Repressed, suppressed, oppressed, and depressed – I was just about every kind of pressed you could imagine as a kid. The things I wasn’t allowed to do far outnumbered what I could do. While at home, loud laughter, running and romping, and other normal childhood rambunctiousness was not tolerated for long. Children were to be seen and not heard. My sister and I were relegated to our room to play quietly with our dolls. We had to ask for permission to play outside and even then we couldn’t play in the grass because that would “wear out the grass.” My childhood must have seemed strange from an outsider’s perspective. For that matter, it was strange enough for me to realize that it was not “normal.”

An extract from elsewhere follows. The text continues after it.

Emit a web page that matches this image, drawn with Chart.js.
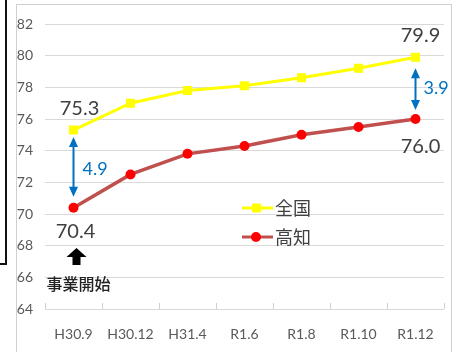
<!DOCTYPE html>
<html>
<head>
<meta charset="utf-8">
<script src="https://cdn.jsdelivr.net/npm/chart.js@4"></script>
<style>
  body { margin: 0; background: #fff; }
  #wrap { position: relative; width: 464px; height: 352px; overflow: hidden; }
  .frame { position: absolute; left: 16px; top: 4px; width: 436px; height: 360px; border: 1px solid #d0d0d0; box-sizing: border-box; }
  .borda-v { position: absolute; left: 5px; top: 0; width: 2px; height: 265px; background: #111; }
  .borda-h { position: absolute; left: 0; top: 263px; width: 7px; height: 2px; background: #111; }
  canvas { position: absolute; left: 0; top: 0; }
</style>
</head>
<body>
<div id="wrap">
  <div class="frame"></div>
  <div class="borda-v"></div>
  <div class="borda-h"></div>
  <canvas id="grafico" width="464" height="352"></canvas>
</div>
<script>
const categorias = ['H30.9', 'H30.12', 'H31.4', 'R1.6', 'R1.8', 'R1.10', 'R1.12'];
const zenkoku = [75.3, 77.0, 77.8, 78.1, 78.6, 79.2, 79.9];
const kochi = [70.4, 72.5, 73.8, 74.3, 75.0, 75.5, 76.0];
const nomes = ['全国', '高知'];
const yMin = 64, yMax = 82, yPasso = 2;

const fonte = "Lato, 'Noto Sans CJK JP', sans-serif";
const fonteJP = "'Noto Sans CJK JP', sans-serif";

function seta(ctx, x, yTopo, yBase, cor) {
  // seta dupla vertical
  ctx.strokeStyle = cor;
  ctx.fillStyle = cor;
  ctx.lineWidth = 2;
  ctx.beginPath();
  ctx.moveTo(x, yTopo + 8);
  ctx.lineTo(x, yBase - 8);
  ctx.stroke();
  ctx.beginPath();
  ctx.moveTo(x, yTopo); ctx.lineTo(x - 4.5, yTopo + 10); ctx.lineTo(x + 4.5, yTopo + 10);
  ctx.closePath(); ctx.fill();
  ctx.beginPath();
  ctx.moveTo(x, yBase); ctx.lineTo(x - 4.5, yBase - 10); ctx.lineTo(x + 4.5, yBase - 10);
  ctx.closePath(); ctx.fill();
}

const anotacoes = {
  id: 'anotacoes',
  afterDatasetsDraw(chart) {
    const ctx = chart.ctx;
    const xs = chart.scales.x, ys = chart.scales.y;
    const ultimo = categorias.length - 1;
    ctx.save();

    // marcas do eixo x (para dentro)
    ctx.strokeStyle = '#d0d0d0';
    ctx.lineWidth = 1;
    const base = ys.getPixelForValue(yMin);
    for (let i = 0; i <= categorias.length; i++) {
      const x = Math.round(xs.getPixelForValue(i - 0.5)) + 0.5;
      ctx.beginPath(); ctx.moveTo(x, base - 6); ctx.lineTo(x, base); ctx.stroke();
    }

    // valores
    ctx.fillStyle = '#404040';
    ctx.font = '20px ' + fonte;
    ctx.textAlign = 'center';
    ctx.textBaseline = 'middle';
    const x0 = xs.getPixelForValue(0), xN = xs.getPixelForValue(ultimo);
    ctx.fillText(zenkoku[0].toFixed(1), x0 + 6, ys.getPixelForValue(zenkoku[0]) - 22);
    ctx.fillText(kochi[0].toFixed(1), x0 + 2, ys.getPixelForValue(kochi[0]) + 24);
    ctx.fillText(zenkoku[ultimo].toFixed(1), xN + 5, ys.getPixelForValue(zenkoku[ultimo]) - 22);
    ctx.fillText(kochi[ultimo].toFixed(1), xN + 5, ys.getPixelForValue(kochi[ultimo]) + 28);

    // diferencas
    const azul = '#0070c0';
    const yz0 = ys.getPixelForValue(zenkoku[0]), yk0 = ys.getPixelForValue(kochi[0]);
    seta(ctx, x0, yz0 + 7, yk0 - 11, azul);
    const yzN = ys.getPixelForValue(zenkoku[ultimo]), ykN = ys.getPixelForValue(kochi[ultimo]);
    seta(ctx, xN, yzN + 11, ykN - 9, azul);
    ctx.fillStyle = azul;
    ctx.font = '18px ' + fonte;
    ctx.textAlign = 'left';
    ctx.fillText((zenkoku[0] - kochi[0]).toFixed(1), x0 + 9, (yz0 + yk0) / 2);
    ctx.fillText((zenkoku[ultimo] - kochi[ultimo]).toFixed(1), xN + 8, (yzN + ykN) / 2);

    // seta preta + texto
    const xa = x0 + 3;
    ctx.fillStyle = '#000';
    ctx.beginPath();
    ctx.moveTo(xa, 248); ctx.lineTo(xa - 10, 257); ctx.lineTo(xa - 4, 257); ctx.lineTo(xa - 4, 265);
    ctx.lineTo(xa + 4, 265); ctx.lineTo(xa + 4, 257); ctx.lineTo(xa + 10, 257);
    ctx.closePath(); ctx.fill();
    ctx.fillStyle = '#222';
    ctx.font = '500 16px ' + fonteJP;
    ctx.textAlign = 'center';
    ctx.fillText('事業開始', x0 + 5, 284);

    // legenda dentro do grafico
    const itens = [
      { nome: nomes[0], linha: '#ffff00', ponto: '#ffff00', estilo: 'rect', y: 208 },
      { nome: nomes[1], linha: '#c0504d', ponto: '#ff0000', estilo: 'circle', y: 237 }
    ];
    itens.forEach(it => {
      ctx.strokeStyle = it.linha;
      ctx.lineWidth = 3;
      ctx.beginPath(); ctx.moveTo(242, it.y); ctx.lineTo(273, it.y); ctx.stroke();
      ctx.fillStyle = it.ponto;
      if (it.estilo === 'rect') {
        ctx.fillRect(252, it.y - 4.5, 9, 9);
      } else {
        ctx.beginPath(); ctx.arc(256, it.y, 5, 0, Math.PI * 2); ctx.fill();
      }
      ctx.fillStyle = '#404040';
      ctx.font = '18px ' + fonteJP;
      ctx.textAlign = 'left';
      ctx.fillText(it.nome, 275, it.y);
    });

    ctx.restore();
  }
};

const ctx = document.getElementById('grafico').getContext('2d');
new Chart(ctx, {
  type: 'line',
  data: {
    labels: categorias,
    datasets: [
      {
        label: nomes[0], data: zenkoku,
        borderColor: '#ffff00', backgroundColor: '#ffff00',
        borderWidth: 3, pointStyle: 'rect', pointRadius: 6.4,
        pointBorderWidth: 0, tension: 0
      },
      {
        label: nomes[1], data: kochi,
        borderColor: '#c0504d', backgroundColor: '#ff0000',
        borderWidth: 3.5, pointStyle: 'circle', pointRadius: 5,
        pointBorderWidth: 0, tension: 0
      }
    ]
  },
  options: {
    responsive: false,
    animation: false,
    layout: { padding: { top: 24, right: 20, left: 0, bottom: 0 } },
    plugins: { legend: { display: false }, tooltip: { enabled: false } },
    scales: {
      x: {
        offset: true,
        grid: { display: false },
        border: { display: false },
        ticks: { color: '#595959', font: { family: fonte, size: 14 }, padding: 9, maxRotation: 0 },
        afterFit(scale) { scale.height = 43; }
      },
      y: {
        min: yMin, max: yMax,
        grid: { color: '#d9d9d9', drawTicks: false },
        border: { display: false },
        ticks: { stepSize: yPasso, color: '#595959', font: { family: fonte, size: 14 }, padding: 12 },
        afterFit(scale) { scale.width = 45; }
      }
    }
  },
  plugins: [anotacoes]
});
</script>
</body>
</html>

When you spend a few months in seclusion like I have recently, away from human contact of the non-internet variety, it’s easy to let your mind wander to places it hasn’t been in a while, like childhood memories. In my particular situation, the future seems more uncertain now than at any other time in my life. Some days it feels like I have very little to look forward to and can’t make any plans because so many unknown variables are at play. This creates an unhealthy retrospective – how did I get here and why has my life turned out as it has? I try to focus on the positive, but sometimes I’m overwhelmed by emotions that come at me out of nowhere and I weep over little things. Sadness becomes harder to shake off than I’d like. “Hormones,” I tell myself. “It’s just the change in hormones.”
For whatever reason, I find myself thinking about that rusty old swing set a lot these days and those afternoons spent looking up at the clouds. It’s like watching an old home movie of myself. Worn and frayed from being overplayed, the images appear faded in places and skip in others. The surroundings change and sometimes I’m the spectator rather than the person having the experience. Was it a dream? Or was it real? Memories are funny that way.
Maybe I still want that swing set. Or maybe I just want what it represents.